**Source excerpt**
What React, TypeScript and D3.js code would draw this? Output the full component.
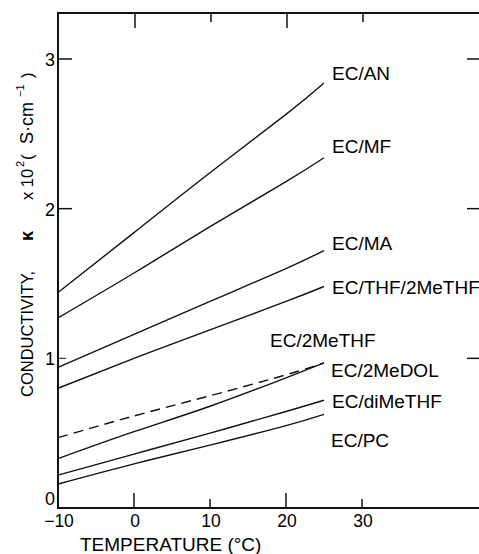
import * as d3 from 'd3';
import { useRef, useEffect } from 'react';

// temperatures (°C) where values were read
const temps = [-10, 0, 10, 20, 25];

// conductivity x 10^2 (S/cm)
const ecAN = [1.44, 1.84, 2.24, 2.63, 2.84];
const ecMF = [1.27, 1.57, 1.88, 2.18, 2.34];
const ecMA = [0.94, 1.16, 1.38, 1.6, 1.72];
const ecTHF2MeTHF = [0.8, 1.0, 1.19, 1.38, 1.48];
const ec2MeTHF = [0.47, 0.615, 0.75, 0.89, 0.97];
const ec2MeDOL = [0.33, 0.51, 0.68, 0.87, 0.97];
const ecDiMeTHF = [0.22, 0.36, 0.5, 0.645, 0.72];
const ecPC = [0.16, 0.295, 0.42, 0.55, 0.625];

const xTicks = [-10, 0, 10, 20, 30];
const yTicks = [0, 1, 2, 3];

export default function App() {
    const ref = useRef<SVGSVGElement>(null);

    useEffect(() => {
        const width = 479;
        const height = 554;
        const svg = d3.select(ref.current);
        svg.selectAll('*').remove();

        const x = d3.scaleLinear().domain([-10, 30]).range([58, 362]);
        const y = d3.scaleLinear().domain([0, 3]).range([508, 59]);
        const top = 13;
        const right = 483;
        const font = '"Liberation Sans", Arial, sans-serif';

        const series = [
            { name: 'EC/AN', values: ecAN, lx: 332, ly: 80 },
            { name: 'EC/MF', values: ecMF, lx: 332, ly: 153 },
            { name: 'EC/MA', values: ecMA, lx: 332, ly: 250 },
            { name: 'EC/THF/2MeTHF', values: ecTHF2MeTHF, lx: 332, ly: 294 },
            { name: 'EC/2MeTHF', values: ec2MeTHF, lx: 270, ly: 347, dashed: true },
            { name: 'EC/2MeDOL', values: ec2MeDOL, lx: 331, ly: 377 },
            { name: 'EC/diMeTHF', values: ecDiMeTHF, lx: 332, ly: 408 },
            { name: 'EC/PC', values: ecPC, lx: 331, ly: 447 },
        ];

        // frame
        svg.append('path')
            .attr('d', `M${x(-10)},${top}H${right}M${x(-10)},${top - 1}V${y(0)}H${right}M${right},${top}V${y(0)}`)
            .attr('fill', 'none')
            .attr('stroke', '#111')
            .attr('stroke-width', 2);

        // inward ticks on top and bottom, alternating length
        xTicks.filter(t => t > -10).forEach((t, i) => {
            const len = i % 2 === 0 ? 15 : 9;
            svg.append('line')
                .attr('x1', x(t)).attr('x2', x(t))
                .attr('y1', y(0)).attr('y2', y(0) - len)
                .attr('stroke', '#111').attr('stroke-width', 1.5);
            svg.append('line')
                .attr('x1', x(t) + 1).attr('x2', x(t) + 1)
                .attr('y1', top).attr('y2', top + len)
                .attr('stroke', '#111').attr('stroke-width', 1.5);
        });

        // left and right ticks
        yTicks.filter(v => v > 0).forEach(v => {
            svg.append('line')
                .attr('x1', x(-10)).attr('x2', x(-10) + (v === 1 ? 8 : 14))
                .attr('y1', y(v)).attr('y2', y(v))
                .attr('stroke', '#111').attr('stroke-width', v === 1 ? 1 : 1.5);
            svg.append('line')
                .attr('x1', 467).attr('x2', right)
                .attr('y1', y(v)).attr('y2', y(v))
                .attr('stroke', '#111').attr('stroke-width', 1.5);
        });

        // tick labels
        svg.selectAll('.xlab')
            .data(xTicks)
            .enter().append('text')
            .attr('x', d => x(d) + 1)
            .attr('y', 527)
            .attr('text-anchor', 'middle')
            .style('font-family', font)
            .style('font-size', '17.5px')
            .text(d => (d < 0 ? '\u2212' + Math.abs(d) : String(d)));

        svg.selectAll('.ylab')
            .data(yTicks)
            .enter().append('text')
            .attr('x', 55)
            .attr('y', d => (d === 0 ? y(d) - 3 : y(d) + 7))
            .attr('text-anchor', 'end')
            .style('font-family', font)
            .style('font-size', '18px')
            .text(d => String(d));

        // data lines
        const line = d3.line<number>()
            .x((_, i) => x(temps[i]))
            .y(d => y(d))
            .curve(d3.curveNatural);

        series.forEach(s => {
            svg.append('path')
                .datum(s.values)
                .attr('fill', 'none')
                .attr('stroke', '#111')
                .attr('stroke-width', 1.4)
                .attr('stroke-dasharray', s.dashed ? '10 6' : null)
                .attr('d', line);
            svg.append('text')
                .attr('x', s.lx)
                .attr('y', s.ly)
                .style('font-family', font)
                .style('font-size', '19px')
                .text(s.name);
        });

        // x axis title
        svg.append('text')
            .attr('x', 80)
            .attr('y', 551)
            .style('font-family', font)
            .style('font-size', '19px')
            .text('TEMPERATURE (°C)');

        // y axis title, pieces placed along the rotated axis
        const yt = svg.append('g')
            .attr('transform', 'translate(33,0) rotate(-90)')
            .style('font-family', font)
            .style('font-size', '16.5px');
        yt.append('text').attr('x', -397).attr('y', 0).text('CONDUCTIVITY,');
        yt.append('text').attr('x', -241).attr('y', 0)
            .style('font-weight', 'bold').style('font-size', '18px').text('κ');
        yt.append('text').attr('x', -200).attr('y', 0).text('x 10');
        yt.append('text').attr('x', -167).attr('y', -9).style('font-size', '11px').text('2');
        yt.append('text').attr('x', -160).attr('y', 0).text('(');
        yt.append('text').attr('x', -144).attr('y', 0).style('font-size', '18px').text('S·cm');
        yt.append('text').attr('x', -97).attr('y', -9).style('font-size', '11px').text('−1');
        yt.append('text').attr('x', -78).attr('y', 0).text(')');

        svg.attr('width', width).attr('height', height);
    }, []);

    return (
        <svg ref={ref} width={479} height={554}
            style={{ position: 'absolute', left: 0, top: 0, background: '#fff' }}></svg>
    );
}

**Short exercise**
From the first line of the listing above, repeat every line through the one holding "const temps = [-10, 0, 10, 20, 25];". Both ends count, and pictures stay out.

**Written response**
What React, TypeScript and D3.js code would draw this? Output the full component.
import * as d3 from 'd3';
import { useRef, useEffect } from 'react';

// temperatures (°C) where values were read
const temps = [-10, 0, 10, 20, 25];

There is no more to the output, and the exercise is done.